Just as he pretended that he didn’t feel Rae everywhere. Restoring feeling to his body after it had been growing cold for so long. Making him feel alive.
Which left him with a choice. He could continue punishing her for little more than being the one person he had trusted enough to open up to. Or he could set aside all the reasons why being with her was a bad idea, and why it could only end up hurting one or both of them, and he could just enjoy this one perfect day with her. Christmas Day.
‘Have you eaten yet?’
She blinked slowly at him.
‘Not yet. I was just heading over there now.’
‘May I join you?’
She slid him a pointed look, her tone dark.
‘And if I said no?’
‘Are you saying no?’
He refused to bite and after a long moment she sighed, a little overly dramatically for his tastes.
‘I should. But this place is too cramped to avoid each other indefinitely. Besides,’ she added loftily, ‘it is Christmas.’
A smile toyed at the corners of her mouth and he had to fight the impulse to kiss it away. This was exactly what Rae did to him. She chased all logical thought, all sense of self-preservation, from his head until it was filled with only one thing. Her.

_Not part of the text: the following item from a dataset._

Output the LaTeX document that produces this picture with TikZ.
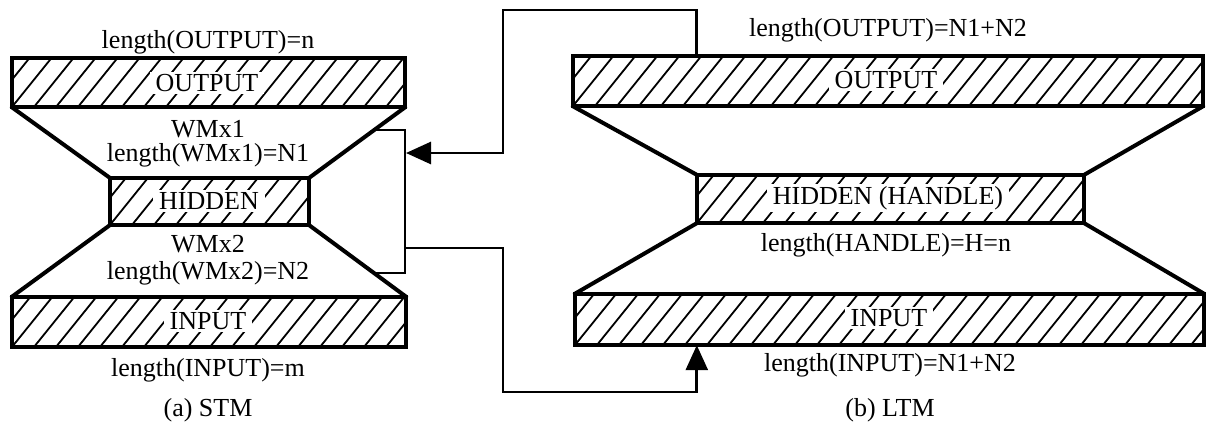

She made him want to tell her all the deep, black though
ts that crept around his head in the still of the night. She made him want to find a way to cage them so that they no longer plagued him. She made him want to be a better person.
But what did he really have to offer her?
He’d been a good soldier, a brilliant surgeon. Now he was neither. Neither of them had anything to rush home for, yet whilst Rae consequently couldn’t wait to get back to another place like this, he couldn’t wait to get out of here. But where even was home for him?
At least that answered his question, then. He had nothing to offer her.
And yet here he still was. Unable to stay away from her any longer. Wanting to spend this day in her company. They were on borrowed time, he and Rae, and he should know better. But right here, right now, he didn’t care.
‘It is indeed Christmas,’ he agreed. ‘So let’s go and feast.’
* * *
It was a Christmas beyond all she could have hoped for. The men dancing, rice cans attached to their legs, their feet practically a blur as women kept time with sticks on the ground. At one point she was even hauled to her feet by some of the women and challenged to match the rhythm; faster and harder and more complex all the time.
It was exhilarating, and incredible, and special.
Not least when Myles looked over from where his own group was taking part in the festivities, the glance they shared so intimate. So unabashed.
Then the refugees sang traditional songs, and when it came time for the volunteers to share their own carols, something akin to pure joy suffused Rae as she turned to find Myles standing there, right next to her.
And then he smiled, and a memory—a decade and a half old—rushed her.
She was in love with him.
All over again. She wanted more with him. She needed more. But if she couldn’t help him to face his demons then there was never going to be a chance for them.
Sliding her hand into his, Rae waited for a moment until they could slip out unnoticed, the festivities finally winding down, and led him to her room.